In early March, Qadhafi abolished most of his country's ministries, including the energy department, and named a new Prime Minister to head the scaled-down government. Mubarak Al Shamekh, Libya's 50-year old former housing minister, succeeded ex-Prime Minister Mohammed Ahmed Al Mangush, who held the post since 1998. The new premier has at his disposal two deputy prime ministers: former maritime resource minister Bashir Bujeneh, who is responsible for production, and Bagdadi Mahmudi, who is in charge of services. 


With the energy ministry abolished, the National Oil Company (NOC), under the supervision of the General People's Committee (GPC), the Libyan top legislative and executive body, now manages the state's energy policy. Qadhafi's decision to dissolve most of the ministries confirmed his disapproval of the outgoing cabinet's economic guidelines.  


In the medium-term future, Libya’s economy may receive a boost from American investment. Commerce Department sources indicated that Libya could soon be included in the Eizenstat Initiative, a U.S. trade scheme for North Africa valued at $2 billion. The U.S.-Libya rapprochement has not, however, proceeded entirely smoothly. While many had expected the State Department’s 20-year travel ban to be lifted, the U.S. Senate issued a surprising recommendation to continue the prohibition on US citizens travelling to Libya.  

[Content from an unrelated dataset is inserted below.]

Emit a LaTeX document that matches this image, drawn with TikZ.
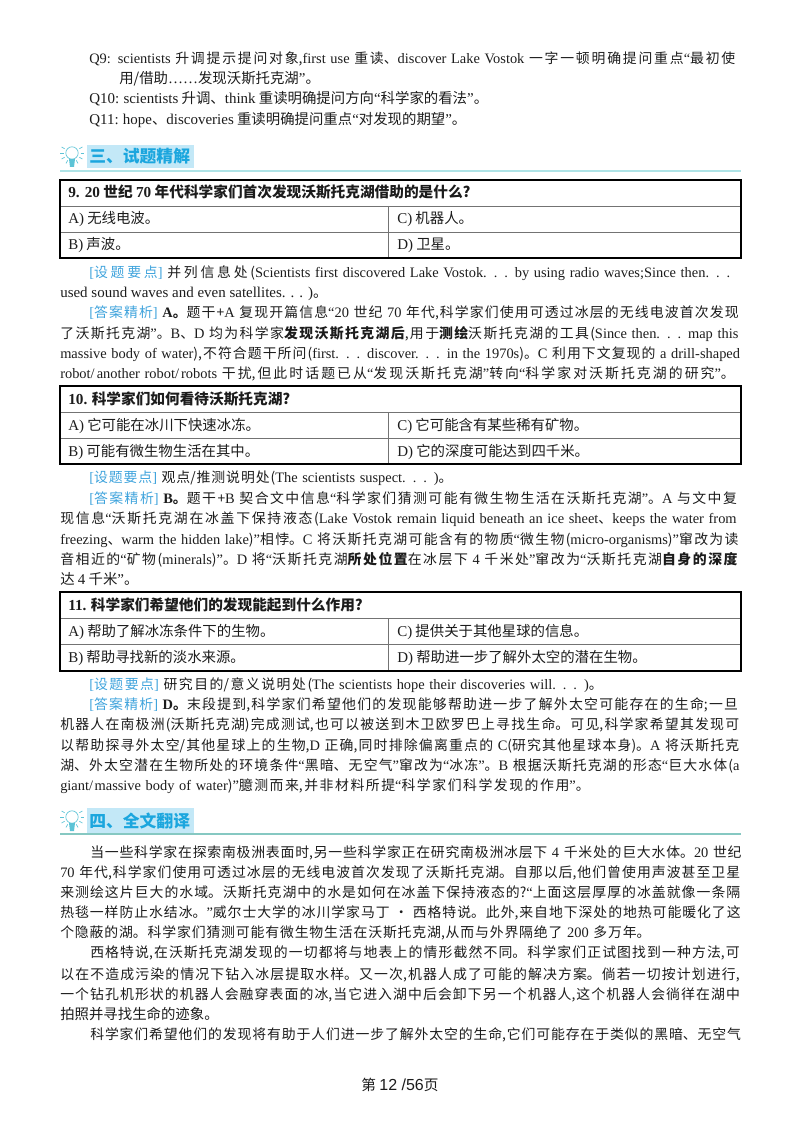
\documentclass[tikz,border=0pt]{standalone}
\usepackage{fontspec}
\setmainfont{Noto Sans CJK SC}
\newfontfamily\lat[Scale=1.04]{Liberation Serif}
\newfontfamily\sanslat{Liberation Sans}
\XeTeXlinebreaklocale "zh"
\XeTeXlinebreakskip=0pt plus 4pt minus 0.8pt
\tolerance=10000
\hbadness=10000
\hfuzz=3pt
\definecolor{tagblue}{HTML}{3FA3DC}
\definecolor{headblue}{HTML}{1BA6DE}
\definecolor{headband}{HTML}{C3E8F7}
\definecolor{ruleA}{HTML}{AEE3E6}
\definecolor{ruleB}{HTML}{86C8C2}
\definecolor{bulbcol}{HTML}{5CC3D6}
\definecolor{inkcol}{HTML}{1C1C1C}
\newcommand{\E}[1]{{\lat #1}}
\newcommand{\ql}{{\lat “}}
\newcommand{\qr}{{\lat ”}}
\newcommand{\shetag}{{\color{tagblue}\E{[}设题要点\E{]}}}
\newcommand{\datag}{{\color{tagblue}\E{[}答案精析\E{]}}}
\newcommand{\body}{\fontsize{10.4}{12}\selectfont}
\tikzstyle{page}=[x=0.75pt, y=-0.75pt, text=inkcol]
\tikzstyle{fl}=[anchor=base west, inner sep=0pt, text width=514pt, font=\body, execute at begin node={\parfillskip=0pt\relax}]
\tikzstyle{il}=[anchor=base west, inner sep=0pt, text width=491.5pt, font=\body, execute at begin node={\parfillskip=0pt\relax}]
\tikzstyle{pl}=[anchor=base west, inner sep=0pt, font=\fontsize{10.8}{12}\selectfont]
\tikzstyle{qu}=[anchor=base west, inner sep=0pt, font=\fontsize{11}{12}\selectfont\bfseries]
\tikzstyle{band}=[fill=headband, draw=none]
\tikzstyle{head}=[anchor=base west, inner sep=0pt, text=headblue, font=\fontsize{12.6}{14}\selectfont\bfseries]
\tikzstyle{outer}=[draw=black, line width=1.4pt]
\tikzstyle{inner}=[draw=black!55, line width=0.7pt]
\newcommand{\bulbicon}{%
	\draw[bulbcol, line width=0.5pt] (0,0) circle (6.2);
	\fill[bulbcol] (-3,6) -- (3,6) -- (2,14) -- (-2,14) -- cycle;
	\foreach \a in {-30,0,30,60,90,120,150,180,210}
		\draw[bulbcol, line width=0.5pt] (\a:8.5) -- (\a:12);
}

\begin{document}
\begin{tikzpicture}[page]
	\useasboundingbox (0,0) rectangle (800,1130);
	%% top lines
	\node[il] (q9a) at (89,64) {\E{Q9:} \E{scientists} 升调提示提问对象,\E{first use} 重读、\E{discover Lake Vostok} 一字一顿明确提问重点\ql 最初使};
	\node[pl] (q9b) at (119,84) {用/借助\E{……}发现沃斯托克湖\qr。};
	\node[pl] (q10) at (89,104) {\E{Q10:} \E{scientists} 升调、\E{think} 重读明确提问方向\ql 科学家的看法\qr。};
	\node[pl] (q11) at (89,125) {\E{Q11:} \E{hope}、\E{discoveries} 重读明确提问重点\ql 对发现的期望\qr。};
	%%%%%%
	\fill[band] (87,145) rectangle (194,168);
	\begin{scope}[shift={(72,153)}]
		\bulbicon
	\end{scope}
	\node[head] (h3) at (89,163) {三、试题精解};
	\draw[ruleA, line width=1pt] (60,171) -- (741,171);
	%%%%%%
	\draw[inner] (60,206) -- (741,206);
	\draw[inner] (60,232) -- (741,232);
	\draw[inner] (388,206) -- (388,258);
	\draw[outer] (60,180) rectangle (741,258);
	\node[qu] (t9) at (68,198) {\E{9. 20} 世纪 \E{70} 年代科学家们首次发现沃斯托克湖借助的是什么?};
	\node[pl] (t9a) at (68,224) {\E{A)} 无线电波。};
	\node[pl] (t9c) at (397,224) {\E{C)} 机器人。};
	\node[pl] (t9b) at (68,250) {\E{B)} 声波。};
	\node[pl] (t9d) at (397,250) {\E{D)} 卫星。};
	%%
	\node[il] (s9a) at (89,277) {\shetag\ 并列信息处(\E{Scientists first discovered Lake Vostok. . . by using radio waves;Since then. . .}};
	\node[pl] (s9b) at (60,297) {\E{used sound waves and even satellites. . . )}。};
	\node[il] (a9a) at (89,317) {\datag\ {\bfseries\E{A}。}题干+\E{A} 复现开篇信息\ql\E{20} 世纪 \E{70} 年代,科学家们使用可透过冰层的无线电波首次发现};
	\node[fl] (a9b) at (60,338) {了沃斯托克湖\qr。\E{B}、\E{D} 均为科学家{\bfseries 发现沃斯托克湖后},用于{\bfseries 测绘}沃斯托克湖的工具(\E{Since then. . . map this}};
	\node[fl] (a9c) at (60,358) {\E{massive body of water}),不符合题干所问(\E{first. . . discover. . . in the 1970s})。\E{C} 利用下文复现的 \E{a drill-shaped}};
	\node[fl] (a9d) at (60,378) {\E{robot/another robot/robots} 干扰,但此时话题已从\ql 发现沃斯托克湖\qr 转向\ql 科学家对沃斯托克湖的研究\qr。};
	%%%%%%
	\draw[inner] (60,412) -- (741,412);
	\draw[inner] (60,438) -- (741,438);
	\draw[inner] (388,412) -- (388,464);
	\draw[outer] (60,386) rectangle (741,464);
	\node[qu] (t10) at (68,404) {\E{10.} 科学家们如何看待沃斯托克湖?};
	\node[pl] (t10a) at (68,430) {\E{A)} 它可能在冰川下快速冰冻。};
	\node[pl] (t10c) at (397,430) {\E{C)} 它可能含有某些稀有矿物。};
	\node[pl] (t10b) at (68,456) {\E{B)} 可能有微生物生活在其中。};
	\node[pl] (t10d) at (397,456) {\E{D)} 它的深度可能达到四千米。};
	%%
	\node[il, text width=276pt] (s10) at (89,482) {\shetag\ 观点/推测说明处(\E{The scientists suspect. . . )}。};
	\node[il] (a10a) at (89,503) {\datag\ {\bfseries\E{B}。}题干+\E{B} 契合文中信息\ql 科学家们猜测可能有微生物生活在沃斯托克湖\qr。\E{A} 与文中复};
	\node[fl] (a10b) at (60,523) {现信息\ql 沃斯托克湖在冰盖下保持液态(\E{Lake Vostok remain liquid beneath an ice sheet}、\E{keeps the water from}};
	\node[fl] (a10c) at (60,544) {\E{freezing}、\E{warm the hidden lake})\qr 相悖。\E{C} 将沃斯托克湖可能含有的物质\ql 微生物(\E{micro-organisms})\qr 窜改为读};
	\node[fl] (a10d) at (60,564) {音相近的\ql 矿物(\E{minerals})\qr。\E{D} 将\ql 沃斯托克湖{\bfseries 所处位置}在冰层下 \E{4} 千米处\qr 窜改为\ql 沃斯托克湖{\bfseries 自身的深度}};
	\node[pl] (a10e) at (60,584) {达 \E{4} 千米\qr。};
	%%%%%%
	\draw[inner] (60,618) -- (741,618);
	\draw[inner] (60,644) -- (741,644);
	\draw[inner] (388,618) -- (388,671);
	\draw[outer] (60,592) rectangle (741,671);
	\node[qu] (t11) at (68,610) {\E{11.} 科学家们希望他们的发现能起到什么作用?};
	\node[pl] (t11a) at (68,636) {\E{A)} 帮助了解冰冻条件下的生物。};
	\node[pl] (t11c) at (397,636) {\E{C)} 提供关于其他星球的信息。};
	\node[pl] (t11b) at (68,662) {\E{B)} 帮助寻找新的淡水来源。};
	\node[pl] (t11d) at (397,662) {\E{D)} 帮助进一步了解外太空的潜在生物。};
	%%
	\node[il, text width=391pt] (s11) at (89,689) {\shetag\ 研究目的/意义说明处(\E{The scientists hope their discoveries will. . . )}。};
	\node[il] (a11a) at (89,709) {\datag\ {\bfseries\E{D}。}末段提到,科学家们希望他们的发现能够帮助进一步了解外太空可能存在的生命;一旦};
	\node[fl] (a11b) at (60,729) {机器人在南极洲(沃斯托克湖)完成测试,也可以被送到木卫欧罗巴上寻找生命。可见,科学家希望其发现可};
	\node[fl] (a11c) at (60,750) {以帮助探寻外太空/其他星球上的生物,\E{D} 正确,同时排除偏离重点的 \E{C}(研究其他星球本身)。\E{A} 将沃斯托克};
	\node[fl] (a11d) at (60,770) {湖、外太空潜在生物所处的环境条件\ql 黑暗、无空气\qr 窜改为\ql 冰冻\qr。\E{B} 根据沃斯托克湖的形态\ql 巨大水体(\E{a}};
	\node[fl, text width=403pt] (a11e) at (60,790) {\E{giant/massive body of water})\qr 臆测而来,并非材料所提\ql 科学家们科学发现的作用\qr。};
	%%%%%%
	\fill[band] (87,808) rectangle (194,833);
	\begin{scope}[shift={(72,817)}]
		\bulbicon
	\end{scope}
	\node[head] (h4) at (89,827) {四、全文翻译};
	\draw[ruleB, line width=1pt] (60,834) -- (741,834);
	%%%%%%
	\node[il] (p1a) at (90,857) {当一些科学家在探索南极洲表面时,另一些科学家正在研究南极洲冰层下 \E{4} 千米处的巨大水体。\E{20} 世纪};
	\node[fl] (p1b) at (60,877) {\E{70} 年代,科学家们使用可透过冰层的无线电波首次发现了沃斯托克湖。自那以后,他们曾使用声波甚至卫星};
	\node[fl] (p1c) at (60,897) {来测绘这片巨大的水域。沃斯托克湖中的水是如何在冰盖下保持液态的?\ql 上面这层厚厚的冰盖就像一条隔};
	\node[fl] (p1d) at (60,917) {热毯一样防止水结冰。\qr 威尔士大学的冰川学家马丁 · 西格特说。此外,来自地下深处的地热可能暖化了这};
	\node[fl, text width=446pt] (p1e) at (60,937) {个隐蔽的湖。科学家们猜测可能有微生物生活在沃斯托克湖,从而与外界隔绝了 \E{200} 多万年。};
	\node[il] (p2a) at (90,957) {西格特说,在沃斯托克湖发现的一切都将与地表上的情形截然不同。科学家们正试图找到一种方法,可};
	\node[fl] (p2b) at (60,979) {以在不造成污染的情况下钻入冰层提取水样。又一次,机器人成了可能的解决方案。倘若一切按计划进行,};
	\node[fl] (p2c) at (60,999) {一个钻孔机形状的机器人会融穿表面的冰,当它进入湖中后会卸下另一个机器人,这个机器人会徜徉在湖中};
	\node[pl] (p2d) at (60,1019) {拍照并寻找生命的迹象。};
	\node[il] (p3a) at (90,1039) {科学家们希望他们的发现将有助于人们进一步了解外太空的生命,它们可能存在于类似的黑暗、无空气};
	%%%%%%
	\node[anchor=base, inner sep=0pt, font=\fontsize{11}{13}\selectfont] (foot) at (400,1090) {第 {\sanslat\fontsize{12}{14}\selectfont 12 /56}页};
\end{tikzpicture}
\end{document}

For the moment, Libya would best be served by focusing its efforts on rectifying its diplomatic and commercial ties with the more proximate Europe. Romano Prodi has worked vigorously to bring Libya into the EU's Barcelona partnership program, which links 26 European and Mediterranean countries. Inclusion in such an initiative would instantly boost Libya's international standing.